TASK GOAL:
Repeat, exactly and completely, the material that follows. Omit the pictures.
>> BEGIN DATA
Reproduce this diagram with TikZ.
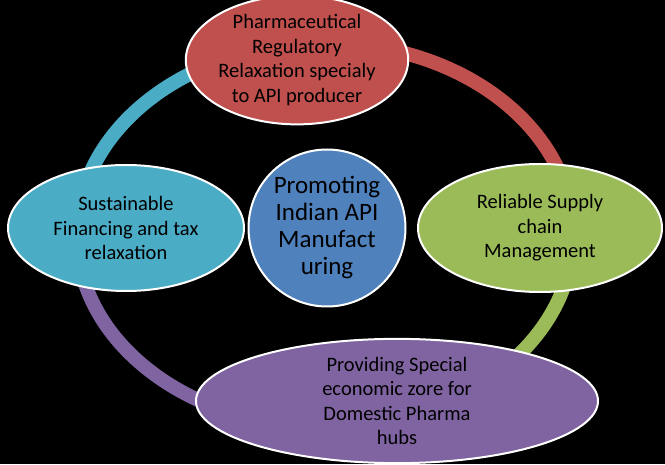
\documentclass[tikz,border=0pt]{standalone}
\usepackage{fontspec}
\setmainfont{Carlito}
\usetikzlibrary{shapes.geometric}
\definecolor{cred}{HTML}{C0504D}
\definecolor{cgreen}{HTML}{9BBB59}
\definecolor{cpurple}{HTML}{8064A2}
\definecolor{cteal}{HTML}{4BACC6}
\definecolor{cblue}{HTML}{4F81BD}
\tikzset{
  ell/.style={ellipse,draw=white,line width=2pt,inner sep=0pt,align=center,font=\fontsize{20.5}{24.5}\selectfont,text=black},
  ring/.style={line width=14pt}
}
\begin{document}
\begin{tikzpicture}[x=1pt,y=1pt]
\fill[black] (0,0) rectangle (665,464);
\useasboundingbox (0,0) rectangle (665,464);
\draw[ring,cred] (325,421) arc[start angle=90,end angle=0,x radius=248,y radius=192];
\draw[ring,cgreen] (573,229) arc[start angle=0,end angle=-90,x radius=248,y radius=192];
\draw[ring,cpurple] (325,37) arc[start angle=-90,end angle=-180,x radius=248,y radius=192];
\draw[ring,cteal] (77,229) arc[start angle=180,end angle=90,x radius=248,y radius=192];
\node[ell,fill=cred,minimum width=212,minimum height=100] (top) at (297,404) {Pharmaceutical\\Regulatory\\Relaxation specialy\\to API producer};
\node[ell,fill=cgreen,minimum width=244,minimum height=128] (right) at (540,236) {Reliable Supply\\chain\\Management};
\node[ell,fill=cpurple,minimum width=402,minimum height=112] (bottom) at (397,63) {Providing Special\\economic zore for\\Domestic Pharma\\hubs};
\node[ell,fill=cteal,minimum width=236,minimum height=126] (left) at (126,236) {Sustainable\\Financing and tax\\relaxation};
\node[circle,draw=white,line width=2pt,fill=cblue,minimum size=157,inner sep=0pt,align=center,font=\fontsize{25}{27}\selectfont,text=black] (c) at (327,236) {Promoting\\Indian API\\Manufact\\uring};
\end{tikzpicture}
\end{document}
>> END DATA
RESULT OF THE EXERCISE:
Reproduce this diagram with TikZ.
\documentclass[tikz,border=0pt]{standalone}
\usepackage{fontspec}
\setmainfont{Carlito}
\usetikzlibrary{shapes.geometric}
\definecolor{cred}{HTML}{C0504D}
\definecolor{cgreen}{HTML}{9BBB59}
\definecolor{cpurple}{HTML}{8064A2}
\definecolor{cteal}{HTML}{4BACC6}
\definecolor{cblue}{HTML}{4F81BD}
\tikzset{
  ell/.style={ellipse,draw=white,line width=2pt,inner sep=0pt,align=center,font=\fontsize{20.5}{24.5}\selectfont,text=black},
  ring/.style={line width=14pt}
}
\begin{document}
\begin{tikzpicture}[x=1pt,y=1pt]
\fill[black] (0,0) rectangle (665,464);
\useasboundingbox (0,0) rectangle (665,464);
\draw[ring,cred] (325,421) arc[start angle=90,end angle=0,x radius=248,y radius=192];
\draw[ring,cgreen] (573,229) arc[start angle=0,end angle=-90,x radius=248,y radius=192];
\draw[ring,cpurple] (325,37) arc[start angle=-90,end angle=-180,x radius=248,y radius=192];
\draw[ring,cteal] (77,229) arc[start angle=180,end angle=90,x radius=248,y radius=192];
\node[ell,fill=cred,minimum width=212,minimum height=100] (top) at (297,404) {Pharmaceutical\\Regulatory\\Relaxation specialy\\to API producer};
\node[ell,fill=cgreen,minimum width=244,minimum height=128] (right) at (540,236) {Reliable Supply\\chain\\Management};
\node[ell,fill=cpurple,minimum width=402,minimum height=112] (bottom) at (397,63) {Providing Special\\economic zore for\\Domestic Pharma\\hubs};
\node[ell,fill=cteal,minimum width=236,minimum height=126] (left) at (126,236) {Sustainable\\Financing and tax\\relaxation};
\node[circle,draw=white,line width=2pt,fill=cblue,minimum size=157,inner sep=0pt,align=center,font=\fontsize{25}{27}\selectfont,text=black] (c) at (327,236) {Promoting\\Indian API\\Manufact\\uring};
\end{tikzpicture}
\end{document}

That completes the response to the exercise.